8.      DEFECTIVE GOODS.   Buyer shall inspect all deliveries and notify Seller within ten days of receipt of goods of any complaint whatsoever Buyer may have concerning the goods; and Buyer’s failure to so notify Seller will constitute a waiver of all complaints.   In addition, Buyer agrees that Seller shall have no liability for claims by Buyer unless suit is brought within one year of delivery of the goods.

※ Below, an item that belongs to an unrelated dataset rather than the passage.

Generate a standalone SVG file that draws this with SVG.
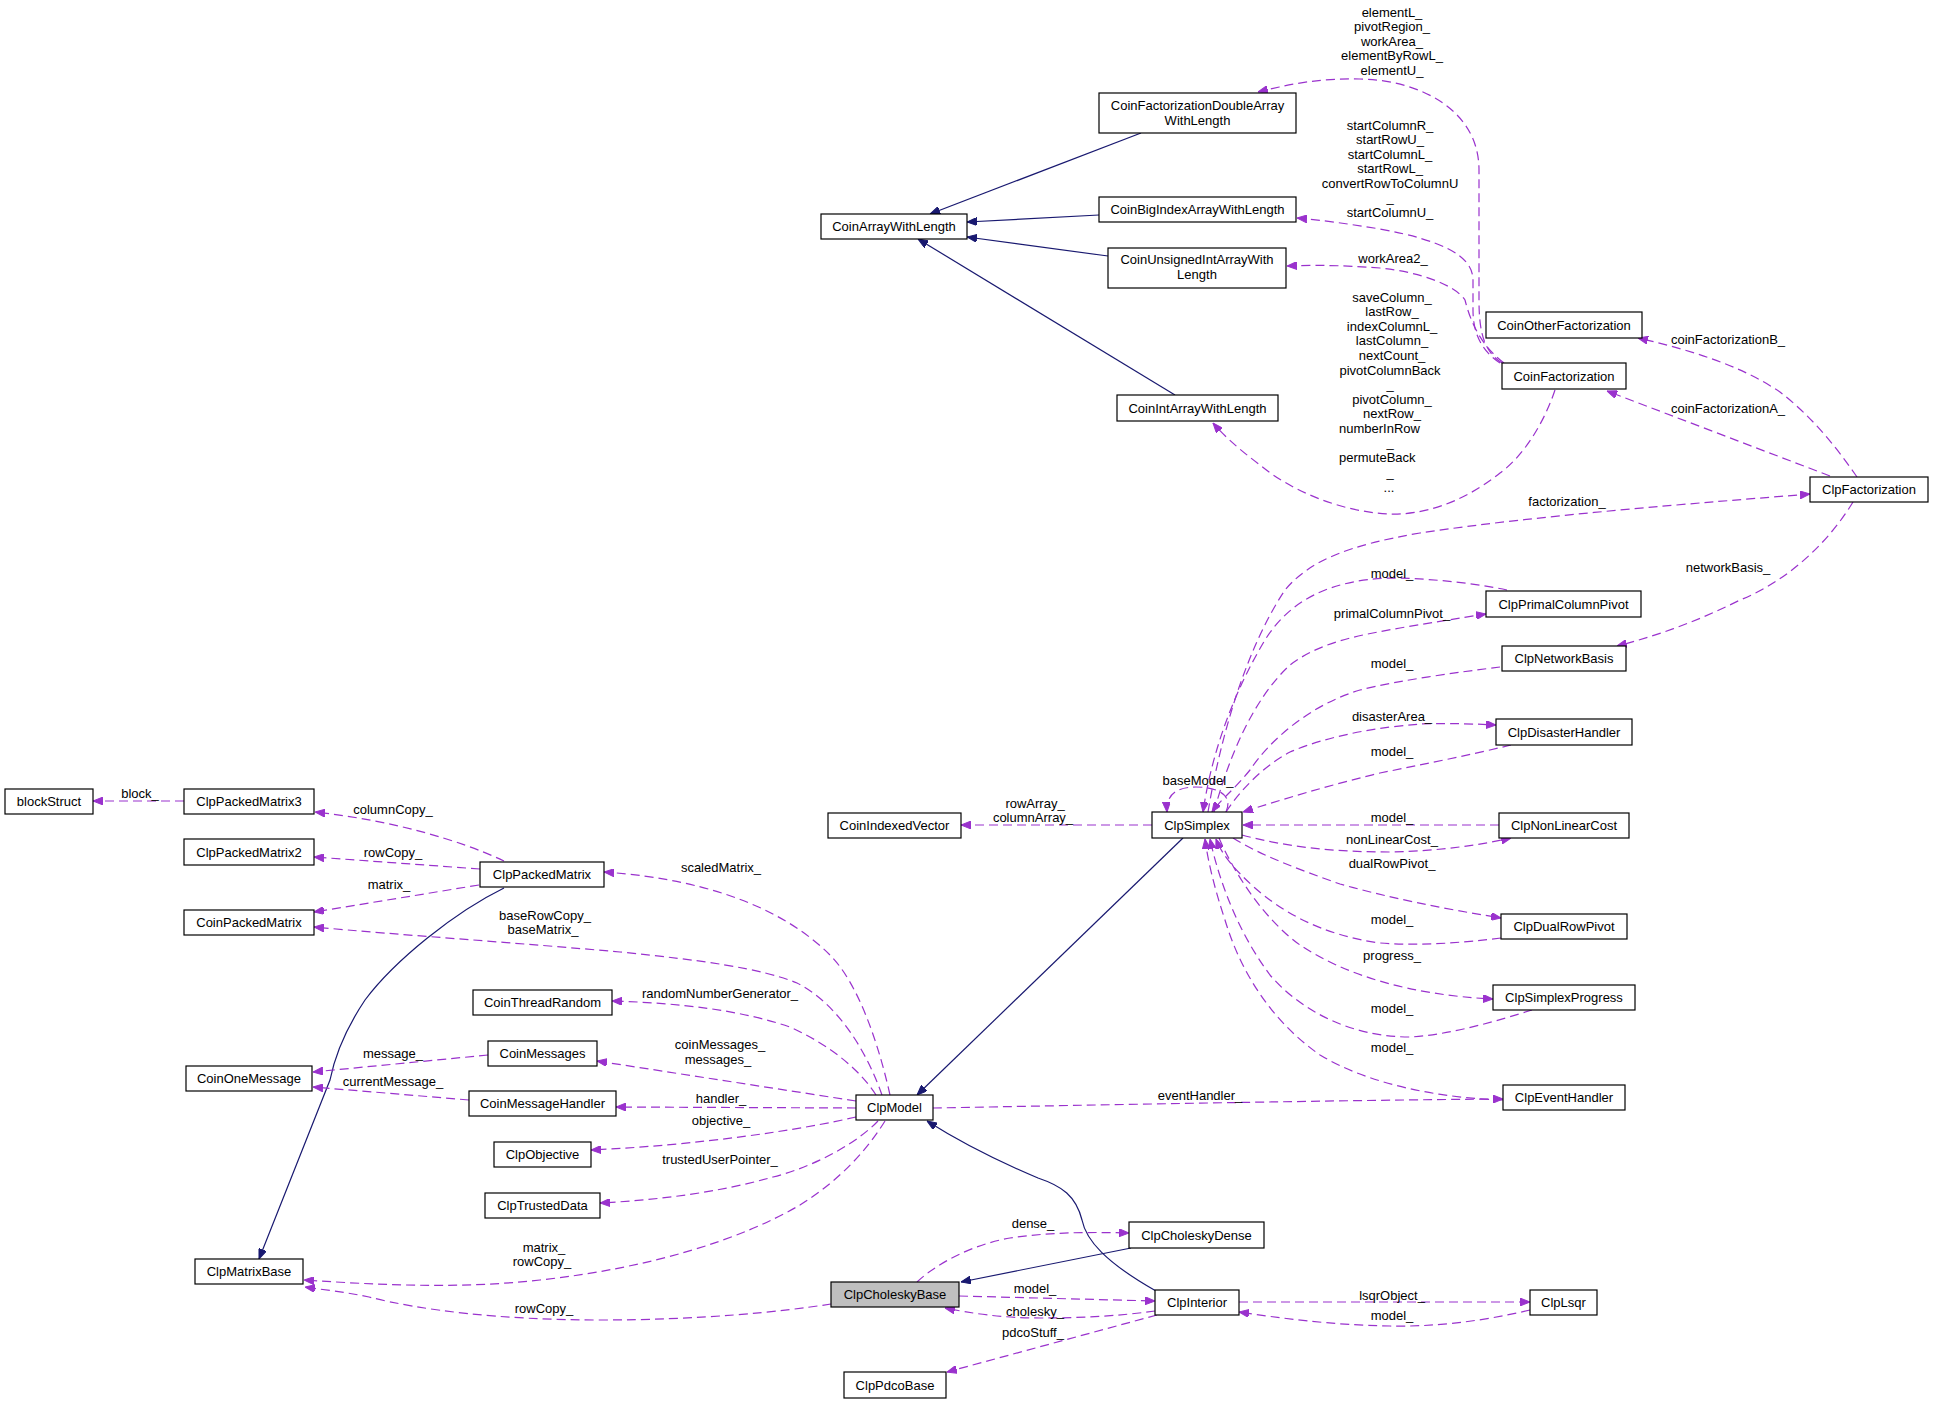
<svg xmlns="http://www.w3.org/2000/svg" width="1933" height="1404" viewBox="0 0 1933 1404">
<style>
text{font-family:"Liberation Sans",Arial,Helvetica,sans-serif;font-size:13px;fill:#000;text-anchor:middle}
.node rect{fill:#fff;stroke:#000;stroke-width:1.2}
.node.sel rect{fill:#bfbfbf}
.u{fill:none;stroke:#9a32cd;stroke-width:1.2;stroke-dasharray:9,5;marker-end:url(#ap)}
.i{fill:none;stroke:#191970;stroke-width:1.2;marker-end:url(#an)}
.st{text-anchor:start}
</style>
<defs>
<marker id="ap" viewBox="0 0 10 8" refX="10" refY="4" markerWidth="10" markerHeight="8" markerUnits="userSpaceOnUse" orient="auto"><path d="M0,0 L10,4 L0,8 z" fill="#9a32cd" stroke="#9a32cd" stroke-width="1"/></marker>
<marker id="an" viewBox="0 0 10 8" refX="10" refY="4" markerWidth="10" markerHeight="8" markerUnits="userSpaceOnUse" orient="auto"><path d="M0,0 L10,4 L0,8 z" fill="#191970" stroke="#191970" stroke-width="1"/></marker>
</defs>
<rect width="1933" height="1404" fill="#fff"/>
<g id="edges">
<path class="i" d="M1141,133 L930,214"/>
<path class="i" d="M1099,215 L967,222"/>
<path class="i" d="M1108,256 L967,237"/>
<path class="i" d="M1175,395 L918,239"/>
<path class="i" d="M1183,838 L917,1095"/>
<path class="i" d="M504,888 C455,912 395,960 365,1000 C345,1030 335,1055 330,1080 L259,1259"/>
<path class="i" d="M1156,1291 C1105,1262 1086,1240 1082,1220 C1076,1196 1062,1186 1038,1178 C1000,1162 960,1142 927,1121"/>
<path class="i" d="M1131,1248 L961,1282"/>
<path class="u" d="M1502,363 C1485,352 1479,335 1479,300 L1479,170 C1479,110 1420,80 1360,79 C1320,78 1290,84 1258,92"/>
<path class="u" d="M1500,363 C1483,352 1473,335 1473,310 L1473,280 C1473,255 1440,240 1380,229 C1350,224 1320,220 1297,218"/>
<path class="u" d="M1504,363 C1480,345 1470,320 1465,300 C1455,285 1420,272 1380,268 C1340,265 1310,265 1287,266"/>
<path class="u" d="M1555,390 C1545,420 1525,455 1500,473 C1460,505 1420,515 1390,514 C1340,512 1290,490 1260,465 C1240,450 1225,437 1213,423"/>
<path class="u" d="M1857,477 C1835,445 1810,415 1780,392 C1740,365 1690,350 1638,338"/>
<path class="u" d="M1830,476 L1607,391"/>
<path class="u" d="M1853,502 C1830,540 1790,580 1740,600 C1700,620 1660,635 1617,646"/>
<path class="u" d="M1208,812 C1220,740 1245,650 1285,590 C1310,560 1350,545 1420,533 C1540,515 1700,503 1810,494"/>
<path class="u" d="M1507,590 C1470,582 1420,578 1390,578 C1330,580 1290,600 1265,640 C1235,690 1212,750 1203,812"/>
<path class="u" d="M1214,812 C1228,760 1252,700 1290,665 C1320,642 1360,635 1400,628 C1430,623 1460,618 1486,614"/>
<path class="u" d="M1500,667 C1460,672 1400,680 1360,690 C1310,705 1270,740 1250,770 C1232,792 1220,800 1212,812"/>
<path class="u" d="M1226,812 C1240,790 1265,765 1290,752 C1330,735 1380,727 1421,724 C1450,723 1475,724 1496,725"/>
<path class="u" d="M1511,745 C1470,755 1420,765 1380,773 C1330,785 1280,800 1243,812"/>
<path class="u" d="M1499,825 L1243,825"/>
<path class="u" d="M1242,835 C1290,848 1340,852 1390,852 C1440,851 1480,845 1511,838"/>
<path class="u" d="M1233,838 C1260,855 1300,870 1340,884 C1390,898 1440,908 1501,918"/>
<path class="u" d="M1501,938 C1460,943 1420,946 1380,943 C1320,935 1280,910 1255,888 C1235,870 1222,855 1216,839"/>
<path class="u" d="M1219,838 C1235,875 1265,920 1300,945 C1345,975 1410,995 1493,999"/>
<path class="u" d="M1532,1010 C1500,1020 1450,1035 1410,1037 C1350,1037 1300,1010 1270,975 C1240,935 1220,885 1210,839"/>
<path class="u" d="M1503,1100 C1440,1098 1370,1085 1320,1055 C1270,1020 1240,970 1225,920 C1215,890 1208,862 1205,839"/>
<path class="u" d="M933,1108 C1100,1105 1350,1100 1503,1099"/>
<path class="u" d="M1226,812 C1234,794 1216,787 1196,787 C1176,787 1166,795 1167,812"/>
<path class="u" d="M1152,825 L961,825"/>
<path class="u" d="M890,1095 C880,1050 860,985 830,955 C790,915 720,880 604,872"/>
<path class="u" d="M882,1095 C868,1055 840,1005 797,983 C760,968 700,960 620,952 C520,943 400,935 314,927"/>
<path class="u" d="M876,1095 C860,1070 830,1045 790,1027 C740,1010 680,1003 612,1001"/>
<path class="u" d="M856,1101 L597,1061"/>
<path class="u" d="M856,1108 L616,1107"/>
<path class="u" d="M856,1117 C800,1130 700,1145 591,1150"/>
<path class="u" d="M878,1121 C860,1140 820,1165 773,1177 C720,1192 660,1200 600,1203"/>
<path class="u" d="M885,1121 C867,1150 840,1180 800,1205 C740,1240 650,1268 540,1280 C460,1289 380,1285 304,1280"/>
<path class="u" d="M831,1304 C780,1312 700,1320 600,1320 C500,1320 420,1310 369,1297 C345,1292 325,1290 305,1287"/>
<path class="u" d="M917,1282 C935,1265 970,1245 1010,1238 C1050,1232 1090,1232 1129,1233"/>
<path class="u" d="M959,1296 L1155,1301"/>
<path class="u" d="M1155,1311 C1120,1316 1080,1318 1040,1318 C1000,1318 970,1313 945,1308"/>
<path class="u" d="M1157,1315 L947,1372"/>
<path class="u" d="M1239,1302 L1530,1302"/>
<path class="u" d="M1530,1310 C1480,1322 1430,1327 1390,1326 C1330,1325 1280,1318 1239,1312"/>
<path class="u" d="M184,801 L93,801"/>
<path class="u" d="M504,861 C460,840 390,820 315,812"/>
<path class="u" d="M480,869 L314,857"/>
<path class="u" d="M479,885 L314,912"/>
<path class="u" d="M488,1055 L313,1072"/>
<path class="u" d="M469,1100 L313,1087"/>
</g>
<g id="labels">
<text x="1392" y="17">elementL_</text>
<text x="1392" y="31">pivotRegion_</text>
<text x="1392" y="46">workArea_</text>
<text x="1392" y="60">elementByRowL_</text>
<text x="1392" y="75">elementU_</text>
<text x="1390" y="130">startColumnR_</text>
<text x="1390" y="144">startRowU_</text>
<text x="1390" y="159">startColumnL_</text>
<text x="1390" y="173">startRowL_</text>
<text x="1390" y="188">convertRowToColumnU</text>
<text x="1390" y="202">_</text>
<text x="1390" y="217">startColumnU_</text>
<text x="1393" y="263">workArea2_</text>
<text x="1392" y="302">saveColumn_</text>
<text x="1392" y="316">lastRow_</text>
<text x="1392" y="331">indexColumnL_</text>
<text x="1392" y="345">lastColumn_</text>
<text x="1392" y="360">nextCount_</text>
<text x="1390" y="375">pivotColumnBack</text>
<text x="1390" y="389">_</text>
<text x="1392" y="404">pivotColumn_</text>
<text x="1392" y="418">nextRow_</text>
<text class="st" x="1339" y="433">numberInRow</text>
<text x="1390" y="447">_</text>
<text class="st" x="1339" y="462">permuteBack</text>
<text x="1390" y="477">_</text>
<text x="1389" y="492">...</text>
<text x="1728" y="344">coinFactorizationB_</text>
<text x="1728" y="413">coinFactorizationA_</text>
<text x="1728" y="572">networkBasis_</text>
<text x="1567" y="506">factorization_</text>
<text x="1392" y="578">model_</text>
<text x="1392" y="618">primalColumnPivot_</text>
<text x="1392" y="668">model_</text>
<text x="1392" y="721">disasterArea_</text>
<text x="1392" y="756">model_</text>
<text x="1198" y="785">baseModel_</text>
<text x="1392" y="822">model_</text>
<text x="1392" y="844">nonLinearCost_</text>
<text x="1392" y="868">dualRowPivot_</text>
<text x="1392" y="924">model_</text>
<text x="1392" y="960">progress_</text>
<text x="1392" y="1013">model_</text>
<text x="1392" y="1052">model_</text>
<text x="1200" y="1100">eventHandler_</text>
<text x="1035" y="808">rowArray_</text>
<text x="1033" y="822">columnArray_</text>
<text x="721" y="872">scaledMatrix_</text>
<text x="545" y="920">baseRowCopy_</text>
<text x="543" y="934">baseMatrix_</text>
<text x="720" y="998">randomNumberGenerator_</text>
<text x="720" y="1049">coinMessages_</text>
<text x="718" y="1064">messages_</text>
<text x="721" y="1103">handler_</text>
<text x="721" y="1125">objective_</text>
<text x="720" y="1164">trustedUserPointer_</text>
<text x="544" y="1252">matrix_</text>
<text x="542" y="1266">rowCopy_</text>
<text x="544" y="1313">rowCopy_</text>
<text x="1033" y="1228">dense_</text>
<text x="1035" y="1293">model_</text>
<text x="1035" y="1316">cholesky_</text>
<text x="1033" y="1337">pdcoStuff_</text>
<text x="1392" y="1300">lsqrObject_</text>
<text x="1392" y="1320">model_</text>
<text x="140" y="798">block_</text>
<text x="393" y="814">columnCopy_</text>
<text x="393" y="857">rowCopy_</text>
<text x="389" y="889">matrix_</text>
<text x="393" y="1058">message_</text>
<text x="393" y="1086">currentMessage_</text>
</g>
<g id="nodes">
<g id="CoinFactorizationDoubleArrayWithLength" class="node"><rect x="1099" y="93" width="197" height="40"/><text x="1197.5" y="110">CoinFactorizationDoubleArray</text><text x="1197.5" y="125">WithLength</text></g>
<g id="CoinArrayWithLength" class="node"><rect x="821" y="214" width="146" height="25"/><text x="894" y="231">CoinArrayWithLength</text></g>
<g id="CoinBigIndexArrayWithLength" class="node"><rect x="1099" y="197" width="197" height="25"/><text x="1197.5" y="214">CoinBigIndexArrayWithLength</text></g>
<g id="CoinUnsignedIntArrayWithLength" class="node"><rect x="1108" y="248" width="178" height="40"/><text x="1197" y="264">CoinUnsignedIntArrayWith</text><text x="1197" y="279">Length</text></g>
<g id="CoinIntArrayWithLength" class="node"><rect x="1117" y="395" width="161" height="26"/><text x="1197.5" y="412.5">CoinIntArrayWithLength</text></g>
<g id="CoinOtherFactorization" class="node"><rect x="1486" y="312" width="156" height="26"/><text x="1564" y="329.5">CoinOtherFactorization</text></g>
<g id="CoinFactorization" class="node"><rect x="1502" y="363" width="124" height="26"/><text x="1564" y="380.5">CoinFactorization</text></g>
<g id="ClpFactorization" class="node"><rect x="1810" y="477" width="118" height="25"/><text x="1869" y="494">ClpFactorization</text></g>
<g id="ClpPrimalColumnPivot" class="node"><rect x="1486" y="591" width="155" height="26"/><text x="1563.5" y="608.5">ClpPrimalColumnPivot</text></g>
<g id="ClpNetworkBasis" class="node"><rect x="1502" y="646" width="124" height="25"/><text x="1564" y="663">ClpNetworkBasis</text></g>
<g id="ClpDisasterHandler" class="node"><rect x="1496" y="719" width="136" height="26"/><text x="1564" y="736.5">ClpDisasterHandler</text></g>
<g id="ClpNonLinearCost" class="node"><rect x="1499" y="813" width="130" height="25"/><text x="1564" y="830">ClpNonLinearCost</text></g>
<g id="ClpSimplex" class="node"><rect x="1152" y="812" width="90" height="26"/><text x="1197" y="829.5">ClpSimplex</text></g>
<g id="ClpDualRowPivot" class="node"><rect x="1501" y="914" width="126" height="25"/><text x="1564" y="931">ClpDualRowPivot</text></g>
<g id="ClpSimplexProgress" class="node"><rect x="1493" y="985" width="142" height="25"/><text x="1564" y="1002">ClpSimplexProgress</text></g>
<g id="ClpEventHandler" class="node"><rect x="1503" y="1085" width="122" height="25"/><text x="1564" y="1102">ClpEventHandler</text></g>
<g id="CoinIndexedVector" class="node"><rect x="828" y="813" width="133" height="25"/><text x="894.5" y="830">CoinIndexedVector</text></g>
<g id="ClpCholeskyDense" class="node"><rect x="1129" y="1222" width="135" height="26"/><text x="1196.5" y="1239.5">ClpCholeskyDense</text></g>
<g id="ClpCholeskyBase" class="node sel"><rect x="831" y="1282" width="128" height="25"/><text x="895" y="1299">ClpCholeskyBase</text></g>
<g id="ClpInterior" class="node"><rect x="1155" y="1290" width="84" height="25"/><text x="1197" y="1307">ClpInterior</text></g>
<g id="ClpLsqr" class="node"><rect x="1530" y="1290" width="67" height="25"/><text x="1563.5" y="1307">ClpLsqr</text></g>
<g id="ClpPdcoBase" class="node"><rect x="844" y="1372" width="102" height="26"/><text x="895" y="1389.5">ClpPdcoBase</text></g>
<g id="blockStruct" class="node"><rect x="5" y="789" width="88" height="25"/><text x="49" y="806">blockStruct</text></g>
<g id="ClpPackedMatrix3" class="node"><rect x="184" y="789" width="130" height="25"/><text x="249" y="806">ClpPackedMatrix3</text></g>
<g id="ClpPackedMatrix2" class="node"><rect x="184" y="839" width="130" height="26"/><text x="249" y="856.5">ClpPackedMatrix2</text></g>
<g id="ClpPackedMatrix" class="node"><rect x="480" y="862" width="124" height="25"/><text x="542" y="879">ClpPackedMatrix</text></g>
<g id="CoinPackedMatrix" class="node"><rect x="184" y="910" width="130" height="25"/><text x="249" y="927">CoinPackedMatrix</text></g>
<g id="CoinThreadRandom" class="node"><rect x="473" y="990" width="139" height="25"/><text x="542.5" y="1007">CoinThreadRandom</text></g>
<g id="CoinMessages" class="node"><rect x="488" y="1041" width="109" height="25"/><text x="542.5" y="1058">CoinMessages</text></g>
<g id="CoinMessageHandler" class="node"><rect x="469" y="1091" width="147" height="25"/><text x="542.5" y="1108">CoinMessageHandler</text></g>
<g id="ClpModel" class="node"><rect x="856" y="1095" width="77" height="25"/><text x="894.5" y="1112">ClpModel</text></g>
<g id="CoinOneMessage" class="node"><rect x="186" y="1066" width="126" height="25"/><text x="249" y="1083">CoinOneMessage</text></g>
<g id="ClpObjective" class="node"><rect x="494" y="1142" width="97" height="25"/><text x="542.5" y="1159">ClpObjective</text></g>
<g id="ClpTrustedData" class="node"><rect x="485" y="1193" width="115" height="25"/><text x="542.5" y="1210">ClpTrustedData</text></g>
<g id="ClpMatrixBase" class="node"><rect x="195" y="1259" width="108" height="25"/><text x="249" y="1276">ClpMatrixBase</text></g>
</g>
</svg>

9.      SECURITY INTEREST; ATTORNEYS FEES.  Seller reserves a purchase money security interest in all products sold to Buyer; Seller shall have the rights and remedies of a secured creditor under Article 9 of the Uniform Commercial Code; and Buyer agrees to do all acts necessary to perfect or maintain Seller’s security interest.  If Seller is forced to retain attorneys for collection of any sums due, or if Seller must defend any claims covered by Section 5 above, Buyer agrees to pay additionally to Seller reasonable attorneys fees and collection costs.

10.   ASSIGNMENT.   Buyer shall not assign or transfer any of its rights or obligations under any agreement between Buyer and Seller, in whole or in part, without the prior written consent of Seller.  Any attempted assignment or transfer in violation of the provisions of this paragraph shall be void.

11.   QUOTATION TO GOVERN CONTRACT TERMS.   The Quotation provided By Seller and this invoice contain the entire agreement of Buyer and Seller; and any representation, promise, condition, modification, course of dealing, or trade usage inconsistent with the terms of this Invoice will not be binding upon Seller or relevant in interpreting the terms of their agreement, unless reduced to writing and signed by Seller.   The terms of the

Quotation constitute an offer of sale, and Buyer’s purchase order pursuant to the Quotation or the acceptance of any products pursuant to this Invoice shall constitute Buyer’s express acceptance of the terms, regardless of any

provision to the contrary in Buyer’s purchase order.  IF BUYER PLACES AN ORDER WITH SELLER BASED ON THE QUOTATION, WHETHER IN WRITING OR ORALLY, THEN THE QUOTATION AND BUYER’S PURCHASE ORDER AND SELLER’S ACCEPTANCE OR CONFIRMATION AND SELLER’S INVOICE WILL CONSTITUTE THE ENTIRE CONTRACT BETWEEN BUYER AND SELLER WITH RESPECT TO THE

SUBJECT MATTER OF THIS INVOICE.  THE TERMS OF THE QUOTATION AND THIS INVOICE SHALL

CONTROL OVER ANY TERM IN ANY ORDER FORM OF BUYER WHICH CONFLICTS THEREWITH UNLESS THE TERM IS EXPRESSLY ACCEPTED BY SELLER, AND ANY ATTEMPTED ACKNOWLEDGMENT OF SELLER’S OFFER BY PURCHASE ORDER OR OTHER DOCUMENT

CONTAINING PROVISIONS INCONSISTENT WITH OR IN ADDITION TO THE TERMS OF THE

QUOTATION OR THIS INVOICE IS NOT BINDING UPON SELLER; AND SELLER HEREBY EXPRESSLY

OBJECTS TO ALL INCONSISTENT OR ADDITIONAL PROVISIONS.  All agreements between Buyer and

Seller shall be governed by the laws of the State of Texas and are performable in Weatherford, Parker County, Texas.